Can Iceland Really Be All That Great?
I’ve developed a reputation over the past 15 years at Philly Mag. Nicer folks call me … opinionated. Others use words I won’t repeat in mixed company. I like to rant. I’m a contrarian. So I was a bit perplexed when Icelandair invited me to be the only journalist on its inaugural nonstop flight from Philadelphia at the end of May.
Iceland has become one of the most in-vogue travel destinations in the world, shifting its number one industry from fishing to tourism overnight. It’s become so hip that it’s had some anti-hipness backlash, including from Deadspin, which recently chimed in with the snarky headline “Oh, You Went to Iceland? Amazing.”

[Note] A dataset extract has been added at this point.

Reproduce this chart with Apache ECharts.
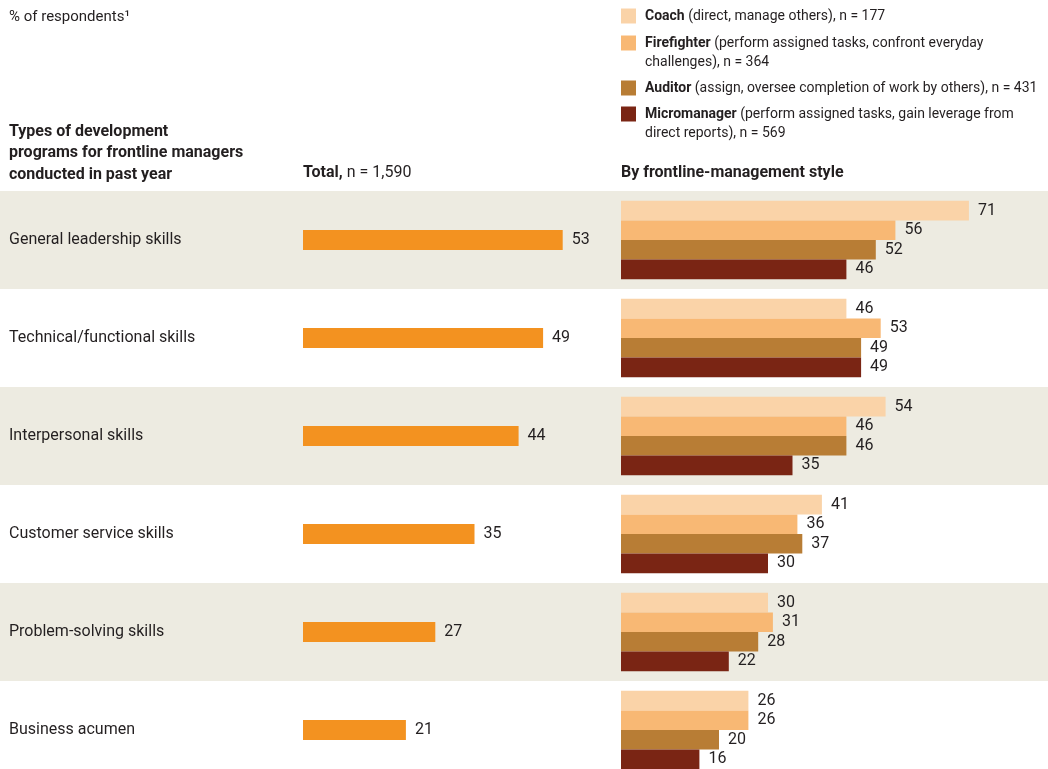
<!DOCTYPE html>
<html>
<head>
<meta charset="utf-8">
<style>
  html, body { margin: 0; padding: 0; background: #fff; overflow: hidden; }
  /* last row runs past the bottom edge in the original, so the canvas is a bit taller than the window */
  #chart { width: 1048px; height: 779px; }
</style>
<script src="https://cdn.jsdelivr.net/npm/echarts@6/dist/echarts.min.js"></script>
</head>
<body>
<div id="chart"></div>
<script>
// chart data
var categories = [
  'General leadership skills',
  'Technical/functional skills',
  'Interpersonal skills',
  'Customer service skills',
  'Problem-solving skills',
  'Business acumen'
];
var totalValues = [53, 49, 44, 35, 27, 21];
var coachValues = [71, 46, 54, 41, 30, 26];
var firefighterValues = [56, 53, 46, 36, 31, 26];
var auditorValues = [52, 49, 46, 37, 28, 20];
var micromanagerValues = [46, 49, 35, 30, 22, 16];

var styleNames = ['Coach', 'Firefighter', 'Auditor', 'Micromanager'];
var styleNotes = [
  ' (direct, manage others), n = 177',
  ' (perform assigned tasks, confront everyday\nchallenges), n = 364',
  ' (assign, oversee completion of work by others), n = 431',
  ' (perform assigned tasks, gain leverage from\ndirect reports), n = 569'
];
var styleColors = ['#fad3a8', '#f8b874', '#b87d35', '#7a2514'];

var FONT = 'Roboto, "Liberation Sans", sans-serif';
var TXT = '#231f20';

var chart = echarts.init(document.getElementById('chart'));

// legend built by hand (wrapped text)
var legendY = [16, 43, 88, 114];
var graphics = [];
styleNames.forEach(function (n, i) {
  graphics.push({
    type: 'rect', left: 621, top: legendY[i] - 7.5,
    shape: { width: 15, height: 15 },
    style: { fill: styleColors[i] }
  });
  var lines = styleNotes[i].split('\n');
  var txt = '{b|' + n + '}{n|' + lines[0] + '}';
  if (lines.length > 1) txt += '\n{n|' + lines[1] + '}';
  graphics.push({
    type: 'text', left: 645, top: legendY[i] - 7,
    style: {
      text: txt,
      rich: {
        b: { fontFamily: FONT, fontSize: 14, fontWeight: 'bold', fill: TXT, lineHeight: 19 },
        n: { fontFamily: FONT, fontSize: 14, fill: TXT, lineHeight: 19 }
      }
    }
  });
});

graphics.push({
  type: 'text', left: 9, top: 10,
  style: { text: '% of respondents\u00b9', fontFamily: FONT, fontSize: 15, fill: TXT }
});
graphics.push({
  type: 'text', left: 9, top: 121,
  style: {
    text: 'Types of development\nprograms for frontline managers\nconducted in past year',
    fontFamily: FONT, fontSize: 16, fontWeight: 'bold', fill: TXT, lineHeight: 21.5
  }
});
graphics.push({
  type: 'text', left: 303, top: 165,
  style: {
    text: '{b|Total,}{n| n = 1,590}',
    rich: {
      b: { fontFamily: FONT, fontSize: 16, fontWeight: 'bold', fill: TXT },
      n: { fontFamily: FONT, fontSize: 16, fill: TXT }
    }
  }
});
graphics.push({
  type: 'text', left: 621, top: 165,
  style: { text: 'By frontline-management style', fontFamily: FONT, fontSize: 16, fontWeight: 'bold', fill: TXT }
});

var labelStyle = {
  show: true, position: 'right', distance: 9,
  fontFamily: FONT, fontSize: 16, color: TXT
};

var styleData = [coachValues, firefighterValues, auditorValues, micromanagerValues];
var styleSeries = styleData.map(function (vals, i) {
  return {
    name: styleNames[i], type: 'bar', xAxisIndex: 2, yAxisIndex: 2,
    data: vals, barGap: '0%', barCategoryGap: '20%',
    itemStyle: { color: styleColors[i] },
    label: labelStyle, silent: true
  };
});

chart.setOption({
  backgroundColor: '#fff',
  animation: false,
  graphic: graphics,
  grid: [
    { left: 0, top: 191, right: 0, bottom: 0 },        // background bands
    { left: 303, top: 191, width: 392, bottom: 0 },    // total
    { left: 621, top: 191, width: 392, bottom: 0 }     // by style
  ],
  xAxis: [
    { gridIndex: 0, type: 'value', show: false, min: 0, max: 1 },
    { gridIndex: 1, type: 'value', show: false, min: 0, max: 80 },
    { gridIndex: 2, type: 'value', show: false, min: 0, max: 80 }
  ],
  yAxis: [
    {
      gridIndex: 0, type: 'category', data: categories, inverse: true,
      axisLine: { show: false }, axisTick: { show: false }, axisLabel: { show: false },
      splitArea: { show: true, areaStyle: { color: ['#edebe1', '#ffffff'] } }
    },
    {
      gridIndex: 1, type: 'category', data: categories, inverse: true,
      axisLine: { show: false }, axisTick: { show: false },
      axisLabel: {
        align: 'left', margin: 294, padding: [4, 0, 0, 0],
        fontFamily: FONT, fontSize: 16, color: TXT
      }
    },
    {
      gridIndex: 2, type: 'category', data: categories, inverse: true,
      axisLine: { show: false }, axisTick: { show: false }, axisLabel: { show: false }
    }
  ],
  series: [
    {
      name: 'Total', type: 'bar', xAxisIndex: 1, yAxisIndex: 1,
      data: totalValues, barWidth: 20,
      itemStyle: { color: '#f39220' },
      label: labelStyle, silent: true
    }
  ].concat(styleSeries)
});
</script>
</body>
</html>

I was more than ready to hate Iceland. Except … I loved everything about it. Okay, well, almost everything.
Let’s get this out of the way at the onset: Iceland is expensive for the U.S. traveler. The good news: The exchange rate is such that you move the decimal point two places to the left to figure out the cost in dollars. Easy. The bad news: That means your standard 1,800-krona gin and tonic sets you back $18. Souvenir-type stuff is so ridiculously pricey that I bought the Iceland fridge magnet my cousin longed for on Amazon instead. (Don’t tell her.)
But other than that, Iceland gets my rarely earned endorsement.
After an easy five-and-a-half-hour nighttime flight from Philly — when I wrote this, you could still score round-trip tickets for $400 — you arrive in Reykjavík, the capital, in time for breakfast.
It’s a charming European city with about a 10th the population of Milan: small, perfectly walkable, and, considering that temperatures almost never push past the 70s, an antidote to our miserably humid summers.
I stayed at Icelandair’s comfortably modern Reykjavík Marina hotel, right on the North Atlantic, where you can watch cruise ships and fishing vessels sail into harbor.
Just outside the hotel’s doors, on the waterfront, you’ll find a fish-and-chips truck that sells cod caught that morning. It will positively ruin you for any other fish-and-chips.
For more refined fare, there’s no shortage of options, from trendy Italian-Nordic tapas spot Mat Bar to the hardest table to get: Dill, which just earned Iceland’s first Michelin star. Wherever you dine, order fish, fish and more fish. And the horse, if you want hate mail from your PETA friends.
Ready for a rager? Stay in Reykjavík over the weekend. It’s … insane. Some bars don’t close until 6 a.m. There are, like, 21 hours of sunlight daily from May through August. A Reykjavík Saturday will make your 20s in New York City seem like a Baptist revival. This party truly don’t stop.
If it’s a more relaxing experience you seek, spend your weekend touring the magnificent Icelandic countryside, with its volcanic craters, black sand beaches, and towering fjords and glaciers. Pure splendor.
I spent 13 hours in an SUV with a private guide from East-West Tours, which rightly promises “a slow drive, amazing landscapes, hidden spots and perfect photo moments.” This is one time I’d recommend a guided tour over independent travel. Just make sure you wear hiking shoes and that your layers include a waterproof jacket — lots of wind and rain.
Before your return flight — you’ll leave at 5 p.m. and arrive at 7 p.m. — restore tired muscles at a geothermal spa. The most famous one is the Blue Lagoon — that’s where the Kardashians go — but there are plenty of others where regular Icelanders — and Björk! — turn up. Spend half a day soaking, people-watching and chilling out. After all, reality is only six hours away.
Published as “Can Iceland Really Be All That Great?” in the July 2017 issue of Philadelphia magazine.